An ancient habit of Western elites is a certain selectivity in condemnation.

Sometimes Westerners apply critical standards to the West that they would never apply to other nations.

My colleague at the Hoover Institution, historian Niall Ferguson, has pointed out that Swedish green-teen celebrity Greta Thunberg might be more effective in her advocacy for reducing carbon emissions by redirecting her animus. Instead of hectoring Europeans and Americans, who have recently achieved the planet's most dramatic drops in the use of fossil fuels, Thunberg might instead turn her attention to China and India to offer her "how dare you" complaints to get their leaders to curb carbon emissions.

Whether the world continues to spew dangerous levels of carbons will depend largely on policies in China and India. After all, these two countries account for over a third of the global population and continue to grow their coal-based industries.

In the late 1950s, many elites in United States bought the Soviet Union line that the march of global communism would "bury" the West. Then, as Soviet power eroded in the 1980s, Japan Inc. and its ascendant model of state-sponsored industry became the preferred alternative to Western-style democratic capitalism.

Once Japan's economy ossified, the new utopia of the 1990s was supposedly the emerging European Union. Americans were supposed to be awed that the euro gained ground on the dollar. Europe's borderless democratic socialism and its "soft power" were declared preferable to the reactionary U.S.

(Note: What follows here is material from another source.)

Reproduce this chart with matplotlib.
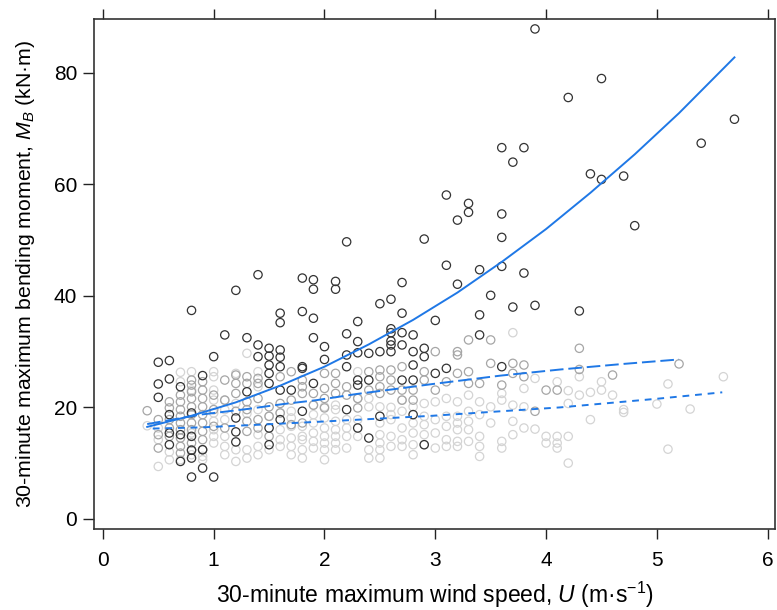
import numpy as np
import matplotlib
matplotlib.use('Agg')
import matplotlib.pyplot as plt

plt.rcParams['font.family'] = ['Liberation Sans', 'DejaVu Sans']
plt.rcParams['mathtext.fontset'] = 'custom'
plt.rcParams['mathtext.it'] = 'Liberation Sans:italic'
plt.rcParams['mathtext.rm'] = 'Liberation Sans'

# wind speed U (m/s), bending moment MB (kN m) - dark points
dark_pts = [
    (0.5, 28.1), (0.6, 28.4), (0.5, 24.2), (0.6, 25.1), (0.5, 21.8), (0.7, 23.7),
    (0.9, 25.7), (1.0, 29.1), (0.6, 13.3), (0.7, 10.3), (0.8, 10.9), (0.8, 7.5),
    (1.0, 7.5), (0.9, 9.1), (0.8, 37.4), (0.6, 18.7), (0.6, 15.4), (0.8, 14.8),
    (0.8, 12.3), (0.7, 15.1), (0.9, 12.4), (0.8, 19.0),
    (1.1, 33.0), (1.2, 41.0), (1.3, 32.5), (1.4, 43.8), (1.4, 31.2), (1.4, 29.1),
    (1.5, 30.6), (1.5, 29.2), (1.5, 27.6), (1.5, 26.1), (1.5, 24.3),
    (1.6, 36.9), (1.6, 35.2), (1.6, 30.3), (1.6, 29.0), (1.6, 27.3), (1.6, 23.1),
    (1.6, 17.8), (1.3, 22.8), (1.2, 18.1), (1.2, 15.6), (1.2, 13.8), (1.5, 16.3),
    (1.5, 13.3), (1.7, 23.1),
    (1.8, 43.2), (1.8, 37.2), (1.8, 27.3), (1.8, 27.0), (1.8, 19.3),
    (1.9, 42.9), (1.9, 41.2), (1.9, 36.0), (1.9, 32.5), (1.9, 24.3),
    (2.0, 30.9), (2.0, 28.6), (2.1, 42.6), (2.1, 41.2),
    (2.2, 49.7), (2.2, 33.2), (2.2, 29.4), (2.2, 27.3), (2.2, 19.6),
    (2.3, 35.4), (2.3, 31.8), (2.3, 29.8), (2.3, 24.9), (2.3, 24.0), (2.3, 16.3),
    (2.4, 29.7), (2.4, 24.9), (2.4, 14.5),
    (2.5, 38.6), (2.5, 30.0), (2.5, 18.4),
    (2.6, 39.4), (2.6, 34.1), (2.6, 33.4), (2.6, 31.9), (2.6, 31.2), (2.6, 30.0),
    (2.7, 42.4), (2.7, 36.9), (2.7, 33.4), (2.7, 31.2), (2.7, 24.9),
    (2.8, 33.0), (2.8, 30.0), (2.8, 27.6), (2.8, 24.9), (2.8, 18.7),
    (2.9, 50.2), (2.9, 30.6), (2.9, 29.1), (2.9, 13.3),
    (3.0, 35.6), (3.0, 26.1), (3.1, 58.1), (3.1, 45.5), (3.1, 27.0),
    (3.2, 53.6), (3.2, 42.1), (3.3, 56.6), (3.3, 55.0),
    (3.4, 44.7), (3.4, 36.6), (3.4, 33.0), (3.5, 40.1),
    (3.6, 66.6), (3.6, 54.7), (3.6, 50.5), (3.6, 45.3), (3.6, 27.3),
    (3.7, 64.0), (3.7, 38.0), (3.8, 66.6), (3.8, 44.1), (3.9, 87.9), (3.9, 38.3),
    (4.2, 75.6), (4.3, 37.3), (4.4, 61.9), (4.5, 79.0), (4.5, 60.9), (4.7, 61.5),
    (4.8, 52.6), (5.4, 67.4), (5.7, 71.7),
]

# medium grey points
mid_pts = [
    (0.4, 19.4), (0.5, 17.8), (0.5, 15.1), (0.5, 12.7),
    (0.6, 21.0), (0.6, 19.9), (0.6, 17.8), (0.6, 16.3), (0.6, 14.8),
    (0.7, 22.2), (0.7, 21.0), (0.7, 19.6), (0.7, 18.4), (0.7, 17.2), (0.7, 16.0),
    (0.7, 14.5), (0.7, 13.0), (0.7, 11.8),
    (0.8, 24.9), (0.8, 24.0), (0.8, 22.8), (0.8, 21.6), (0.8, 20.1), (0.8, 18.7),
    (0.8, 17.2), (0.8, 16.0), (0.8, 13.6), (0.8, 12.4),
    (0.9, 24.6), (0.9, 23.1), (0.9, 21.6), (0.9, 20.1), (0.9, 18.7), (0.9, 17.2),
    (0.9, 15.7), (0.9, 14.2), (0.9, 12.4),
    (1.0, 22.2), (1.0, 19.6), (1.0, 16.6), (1.1, 24.9), (1.1, 21.3), (1.1, 16.3),
    (1.2, 25.8), (1.2, 24.3), (1.2, 22.5), (1.2, 19.3),
    (1.3, 25.5), (1.3, 24.3), (1.3, 21.0), (1.3, 19.6), (1.3, 17.5), (1.3, 15.7),
    (1.4, 25.2), (1.4, 24.3), (1.4, 21.6), (1.4, 17.8), (1.4, 16.3),
    (1.5, 20.1), (1.5, 18.4), (1.5, 14.8), (1.6, 25.5), (1.6, 20.7), (1.6, 19.0),
    (1.7, 26.4), (1.7, 21.3), (1.7, 16.9), (1.8, 24.9), (1.8, 23.7), (1.8, 22.5),
    (1.8, 17.2), (1.9, 22.5), (1.9, 20.4), (2.0, 26.1), (2.0, 23.4), (2.0, 21.6),
    (2.0, 19.9), (2.1, 26.1), (2.1, 24.3), (2.1, 22.5), (2.2, 23.7), (2.2, 22.2),
    (2.3, 21.6), (2.3, 19.9), (2.4, 26.4), (2.4, 23.1),
    (2.5, 26.7), (2.5, 25.5), (2.5, 23.7), (2.5, 22.5), (2.6, 26.7), (2.6, 24.9),
    (2.6, 23.1), (2.7, 27.3), (2.7, 23.1), (2.7, 21.3), (2.8, 23.1), (2.8, 21.3),
    (2.9, 26.4), (2.9, 24.9), (3.0, 30.0), (3.0, 23.1), (3.1, 24.6),
    (3.2, 30.0), (3.2, 29.4), (3.2, 26.1), (3.3, 32.1), (3.3, 26.4), (3.3, 24.3),
    (3.4, 24.3), (3.5, 32.1), (3.5, 27.9), (3.6, 24.0), (3.7, 27.9), (3.7, 26.1),
    (3.8, 27.6), (3.8, 25.5), (3.9, 19.3), (4.0, 23.1), (4.1, 23.1),
    (4.3, 30.6), (4.3, 26.8), (4.6, 25.8), (5.2, 27.8),
]

# light grey points
light_pts = [
    (0.4, 16.7), (0.5, 16.3), (0.5, 14.2), (0.5, 9.4), (0.6, 10.6), (0.6, 12.0),
    (0.7, 26.3), (0.7, 24.6), (0.7, 10.6), (0.8, 26.4), (0.8, 23.1), (0.8, 15.4),
    (0.8, 11.5), (0.9, 11.2), (0.9, 10.6),
    (1.0, 26.4), (1.0, 25.5), (1.0, 23.1), (1.0, 21.3), (1.0, 19.0), (1.0, 17.5),
    (1.0, 16.0), (1.0, 14.8), (1.0, 13.6),
    (1.1, 21.3), (1.1, 19.6), (1.1, 17.8), (1.1, 14.8), (1.1, 13.0), (1.1, 11.5),
    (1.2, 26.1), (1.2, 20.7), (1.2, 12.4), (1.2, 10.3),
    (1.3, 29.7), (1.3, 18.9), (1.3, 12.4), (1.3, 10.9),
    (1.4, 26.4), (1.4, 23.7), (1.4, 19.6), (1.4, 15.1), (1.4, 13.0), (1.4, 11.5),
    (1.5, 18.4), (1.5, 12.4), (1.6, 19.0), (1.6, 16.0), (1.6, 14.2), (1.6, 13.0),
    (1.7, 19.3), (1.7, 18.1), (1.7, 16.6), (1.7, 14.5), (1.7, 13.0), (1.7, 11.5),
    (1.8, 16.6), (1.8, 14.8), (1.8, 14.2), (1.8, 12.4), (1.8, 10.9),
    (1.9, 20.4), (1.9, 18.7), (1.9, 17.2), (1.9, 15.4), (1.9, 13.9), (1.9, 12.7),
    (2.0, 20.1), (2.0, 18.1), (2.0, 16.3), (2.0, 14.8), (2.0, 13.6), (2.0, 12.4),
    (2.0, 10.6), (2.1, 20.4), (2.1, 19.6), (2.1, 17.5), (2.1, 16.0), (2.1, 14.8),
    (2.1, 13.6), (2.1, 12.4), (2.2, 17.8), (2.2, 16.3), (2.2, 14.8), (2.2, 12.7),
    (2.3, 26.4), (2.3, 21.6), (2.3, 17.8), (2.3, 14.8),
    (2.4, 21.6), (2.4, 20.1), (2.4, 12.4), (2.4, 10.9),
    (2.5, 20.1), (2.5, 17.2), (2.5, 15.1), (2.5, 13.6), (2.5, 12.4), (2.5, 10.9),
    (2.6, 20.0), (2.6, 18.7), (2.6, 17.8), (2.6, 14.8), (2.6, 13.0),
    (2.7, 21.3), (2.7, 19.3), (2.7, 16.3), (2.7, 14.2), (2.7, 13.0),
    (2.8, 20.1), (2.8, 17.2), (2.8, 15.4), (2.8, 13.3), (2.8, 11.5),
    (2.9, 20.7), (2.9, 18.4), (2.9, 16.9), (2.9, 15.1), (2.9, 13.3),
    (3.0, 21.0), (3.0, 17.8), (3.0, 15.4), (3.0, 12.7),
    (3.1, 21.6), (3.1, 18.4), (3.1, 16.6), (3.1, 14.2), (3.1, 13.0),
    (3.2, 21.0), (3.2, 18.4), (3.2, 17.2), (3.2, 16.0), (3.2, 13.9), (3.2, 13.0),
    (3.3, 22.2), (3.3, 19.3), (3.3, 17.5), (3.3, 16.0), (3.3, 13.9),
    (3.4, 21.0), (3.4, 18.7), (3.4, 14.8), (3.4, 13.0), (3.4, 11.2),
    (3.5, 20.1), (3.5, 17.2), (3.6, 22.5), (3.6, 21.3), (3.6, 13.9), (3.6, 12.7),
    (3.7, 33.4), (3.7, 20.4), (3.7, 17.5), (3.7, 15.1), (3.8, 23.4), (3.8, 20.1),
    (3.8, 16.3), (3.9, 25.2), (3.9, 16.1), (4.0, 14.8), (4.0, 13.6),
    (4.1, 24.6), (4.1, 14.8), (4.1, 13.6), (4.1, 12.7),
    (4.2, 23.0), (4.2, 20.7), (4.2, 14.8), (4.2, 10.0), (4.3, 25.5), (4.3, 22.2),
    (4.4, 22.7), (4.4, 17.8), (4.5, 24.6), (4.5, 23.1), (4.6, 22.2),
    (4.7, 19.6), (4.7, 19.1), (5.0, 20.6), (5.1, 24.2), (5.1, 12.5),
    (5.3, 19.7), (5.6, 25.5),
]

# fitted curves
solid_u = [0.4, 0.8, 1.2, 1.6, 2.0, 2.4, 2.8, 3.2, 3.6, 4.0, 4.4, 4.8, 5.2, 5.7]
solid_m = [16.5, 18.5, 20.9, 23.9, 27.3, 31.3, 35.7, 40.6, 46.1, 52.0, 58.5, 65.4, 72.8, 82.8]
long_u = [0.4, 0.88, 1.3, 1.63, 1.93, 2.29, 2.68, 2.98, 3.59, 4.13, 4.7, 5.2]
long_m = [17.0, 18.7, 19.7, 20.6, 21.3, 22.4, 23.4, 24.2, 25.7, 26.8, 27.8, 28.6]
short_u = [0.45, 0.88, 1.42, 1.93, 2.41, 2.98, 3.59, 4.13, 5.03, 5.59]
short_m = [16.2, 16.4, 16.9, 17.4, 17.9, 18.5, 19.3, 20.0, 21.6, 22.7]

fig = plt.figure(figsize=(7.77, 6.10), dpi=100)
ax = fig.add_axes([0.121, 0.133, 0.877, 0.836])

for pts, col in [(light_pts, '#d4d4d4'), (mid_pts, '#a6a6a6'), (dark_pts, '#333333')]:
    u, m = zip(*pts)
    ax.scatter(u, m, s=36, facecolors='none', edgecolors=col, linewidths=0.9, zorder=2)

blue = '#1f78e6'
ax.plot(solid_u, solid_m, color=blue, lw=1.4, zorder=3)
ax.plot(long_u, long_m, color=blue, lw=1.4, dashes=(7, 2.5), zorder=3)
ax.plot(short_u, short_m, color=blue, lw=1.4, dashes=(3.5, 3), zorder=3)

ax.set_xlim(-0.08, 6.07)
ax.set_ylim(-1.8, 89.7)
ax.set_xticks(range(7))
ax.set_yticks([0, 20, 40, 60, 80])
ax.tick_params(axis='x', which='both', top=True, labeltop=False, direction='out',
               length=7, width=1, pad=9, labelsize=15, color='#222222')
ax.tick_params(axis='y', direction='out', length=8, width=1, pad=4,
               labelsize=15, color='#222222')
for sp in ax.spines.values():
    sp.set_linewidth(1.2)
    sp.set_color('#333333')

ax.set_xlabel('30-minute maximum wind speed, $\\mathit{U}$ (m·s$^{\\mathrm{-1}}$)',
              fontsize=16.5, labelpad=7)
ax.set_ylabel('30-minute maximum bending moment, $\\mathit{M_B}$ (kN·m)',
              fontsize=15.3, labelpad=12)

fig.savefig('out.png', dpi=100)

By 2015, the EU was a mess, so China was preordained as the inevitable global superpower. American intellectuals pointed to its high-speed rail transportation, solar industries and gleaming airports, in contrast to the hollowed-out and grubby American heartland.

Now the curtain has been pulled back on the interior rot of the Chinese Communist Party, its gulag-like re-education camps, its systematic mercantile cheating, its Orwellian surveillance apparatus, its serial public health crises and its primitive hinterland infrastructure.

After the calcification of the Soviet Union, Japan Inc., the EU and the Chinese superpower, no one quite knows which alternative will next supposedly bury America.

The U.S. and Europe are often quite critical of violence against women, minorities and gays. The European Union, for example, has often singled out Israel for its supposed mistreatment of Palestinians on the West Bank.

Yet if the purpose of Western human rights activism is to curb global bias and hate, then it would be far more cost-effective to concentrate on the greatest offenders.

China is currently detaining about a million Muslim Uighurs in re-education camps. Yet activist groups aren't calling for divestment, boycotts and sanctions against Beijing in the same way they target Israel.

Homosexuality is a capital crime in Iran. Scores of Iranian gays reportedly have been incarcerated and thousands executed under theocratic law since the fall of the Shah in 1979. Yet rarely do Western activist groups call for global ostracism of Iran.

Don't look to the United Nations Human Rights Council for any meaningful condemnation of worldwide prejudice and hatred, although it is a frequent critic of both the U.S. and Israel.

Many of the 47 member nations of the Human Rights Council are habitual violators of human rights. In 2017, nine member nations persecuted citizens who were actively working to implement U.N. standards of human rights.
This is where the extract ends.